Necesitamos hablar de sexualidad en la iglesia. Debemos hacerlo con la compasión y el amor con que el mismo Cristo habló y se dirigió a los pecadores de su época. Porque no envió Dios a su Hijo al mundo para condenar al mundo, sino para que el mundo sea salvo por él (Juan 3:17). Si él no vino a condenar al mundo, ¿cómo nos atreveremos a hacerlo nosotros? Solo somos pecadores alcanzados por la gracia de Dios, redimidos y perdonados gracias a la muerte de Cristo. Todavía nos falta mucho por aprender. Porque sabemos que toda la creación gime a una, y a una está con dolores de parto hasta ahora; y no sólo ella, sino que también nosotros mismos, que tenemos las primicias del Espíritu, nosotros también gemimos dentro de nosotros mismos, esperando la adopción, la redención de nuestro cuerpo (Romanos 3:22-23).

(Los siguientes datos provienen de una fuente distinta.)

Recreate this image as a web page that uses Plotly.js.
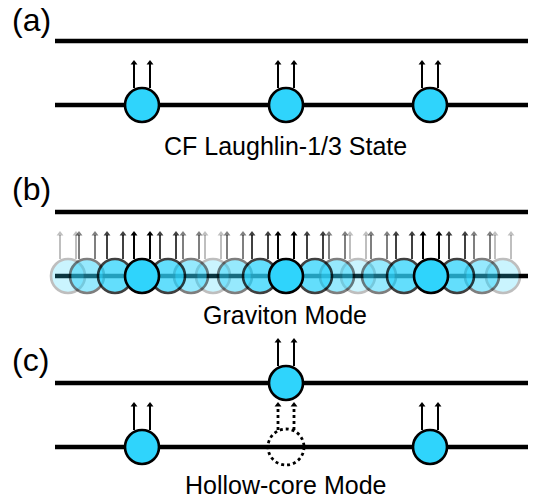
<!DOCTYPE html>
<html><head><meta charset="utf-8">
<script src="https://cdn.plot.ly/plotly-3.0.1.min.js"></script>
<style>html,body{margin:0;padding:0;background:#fff}#chart{width:536px;height:503px}</style>
</head><body><div id="chart"></div>
<script>
// ---- data ----
// Panel (a): CF Laughlin-1/3 state, particle positions on the lower level
const laughlinX = [142, 286, 430];
// Panel (b): graviton mode, smeared particle positions and their weights
const gravitonX = [68, 87, 115, 142, 168, 191, 213, 235, 260, 286, 315, 337, 358, 379, 404, 431, 457, 482, 503];
const gravitonAlpha = [0.25, 0.5, 0.75, 1, 0.75, 0.5, 0.25, 0.5, 0.75, 1, 0.75, 0.5, 0.25, 0.5, 0.75, 1, 0.75, 0.5, 0.25];
// Panel (c): hollow-core mode
const hollowLowerX = [142, 430];
const hollowUpperX = [286];
const hollowVacancyX = [286];
const panelLabels = ['(a)', '(b)', '(c)'];
const captions = ['CF Laughlin-1/3 State', 'Graviton Mode', 'Hollow-core Mode'];

// ---- geometry / style ----
const levels = {a: [41, 105], b: [212, 276], c: [383, 447]};
const lineX = [55, 528];
const R = 18, DX = 8, ALEN = 27, HEAD = 6;
const CYAN = '#2fd4fc';
const FONT = 'Arial, "Liberation Sans", sans-serif';

const traces = [];
const shapes = [];

// horizontal levels
function levelTrace(ys) {
  const x = [], y = [];
  ys.forEach(v => { x.push(lineX[0], lineX[1], null); y.push(v, v, null); });
  return {type: 'scatter', mode: 'lines', x, y, hoverinfo: 'skip',
          line: {color: '#000', width: 4.5}};
}
traces.push(levelTrace([...levels.a, ...levels.b, ...levels.c]));

function circles(xs, y, alphas) {
  return {type: 'scatter', mode: 'markers', x: xs, y: xs.map(() => y), hoverinfo: 'skip',
          marker: {symbol: 'circle', size: 34, color: CYAN, opacity: alphas || 1,
                   line: {color: '#000', width: 2.6}}};
}
function arrows(xs, yc, alpha, dash) {
  const x = [], y = [], hx = [], hy = [];
  const tip = yc - R - ALEN;
  xs.forEach(cx => {
    [cx - DX, cx + DX].forEach(ax => {
      x.push(ax, ax, null); y.push(yc - R + 1, tip + 4, null);
      hx.push(ax); hy.push(tip + HEAD / 2);
    });
  });
  const col = 'rgba(0,0,0,' + alpha + ')';
  return [
    {type: 'scatter', mode: 'lines', x, y, hoverinfo: 'skip',
     line: {color: col, width: dash ? 2.8 : 2, dash: dash || 'solid'}},
    {type: 'scatter', mode: 'markers', x: hx, y: hy, hoverinfo: 'skip',
     marker: {symbol: 'triangle-up', size: HEAD, color: col, line: {width: 0}}}
  ];
}

// (a)
traces.push(circles(laughlinX, levels.a[1]));
traces.push(...arrows(laughlinX, levels.a[1], 1));

// (b) draw lighter first
const order = gravitonX.map((v, i) => i).sort((i, j) => gravitonAlpha[i] - gravitonAlpha[j]);
traces.push(circles(order.map(i => gravitonX[i]), levels.b[1], order.map(i => gravitonAlpha[i])));
[0.25, 0.5, 0.75, 1].forEach(a => {
  const xs = gravitonX.filter((v, i) => gravitonAlpha[i] === a);
  traces.push(...arrows(xs, levels.b[1], a));
});

// (c)
traces.push(circles(hollowLowerX, levels.c[1]));
traces.push(...arrows(hollowLowerX, levels.c[1], 1));
traces.push(circles(hollowUpperX, levels.c[0]));
traces.push(...arrows(hollowUpperX, levels.c[0], 1));
traces.push(...arrows(hollowVacancyX, levels.c[1], 1, 'dot'));
hollowVacancyX.forEach(cx => shapes.push({type: 'circle', xref: 'x', yref: 'y',
  x0: cx - R, x1: cx + R, y0: levels.c[1] - R, y1: levels.c[1] + R,
  line: {color: '#000', width: 2.8, dash: 'dot'}, fillcolor: 'rgba(0,0,0,0)'}));

// texts
const labelY = [20, 189, 360];
const captionY = [146, 315, 485];
const annotations = [];
panelLabels.forEach((t, i) => annotations.push({text: t, x: 10, y: labelY[i], xref: 'x', yref: 'y',
  xanchor: 'left', yanchor: 'middle', showarrow: false, font: {family: FONT, size: 32, color: '#000'}}));
captions.forEach((t, i) => annotations.push({text: t, x: 285, y: captionY[i], xref: 'x', yref: 'y',
  xanchor: 'center', yanchor: 'middle', showarrow: false, font: {family: FONT, size: 25, color: '#000'}}));

Plotly.newPlot('chart', traces, {
  width: 536, height: 503, margin: {l: 0, r: 0, t: 0, b: 0},
  paper_bgcolor: '#fff', plot_bgcolor: '#fff', showlegend: false,
  xaxis: {range: [0, 536], visible: false, fixedrange: true},
  yaxis: {range: [503, 0], visible: false, fixedrange: true},
  shapes, annotations
}, {staticPlot: true});
</script></body></html>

¿Será posible que ignoremos nuestra propia lucha y dolor internos porque no hemos sido liberados totalmente de la influencia del pecado en nuestras vidas? Conocemos por experiencia propia cuan fácil es tomar derroteros destructivos y errados, sin que ello signifique que seamos personas despreciables o malvadas. Aunque poseamos ya el Espíritu Santo obrando en nosotros, basta recordar nuestras imperfecciones para comprender que, tras la falsa satisfacción que muchos exhiben al regodearse en sus pecados, puede haber luchas existenciales que les consuman. Sabemos bien que lejos de Dios y fuera de su voluntad la vida no es fácil para nadie, aunque proclame con fuerza lo contrario. Por ello no podemos callar.
Nosotros proclamamos un evangelio que puede levantar, redimir y salvar al ser humano de una manera cabal y completa. Cristo puede transformar todas las esferas de la vida de cualquiera, incluyendo su sexualidad, sin importar cuán herida y dañada se encuentre tal área de su existencia. Cuando abraze la fe de Cristo inicia un proceso que le llevará —no sin luchas, pero sí inexorablemente— a su redención definitiva. Hablemos pues de sexo y hagámoslo sin temor. La verdad de Dios predicada amorosamente jamás podrá ser ofensiva. No lo será por una sola razón: ¡es la más compasiva, comprometida, restauradora y liberadora de cuántas enseñanzas presumen de ser ciertas!
Quien de verdad sea alcanzado por la verdad de Dios terminará abrazándola.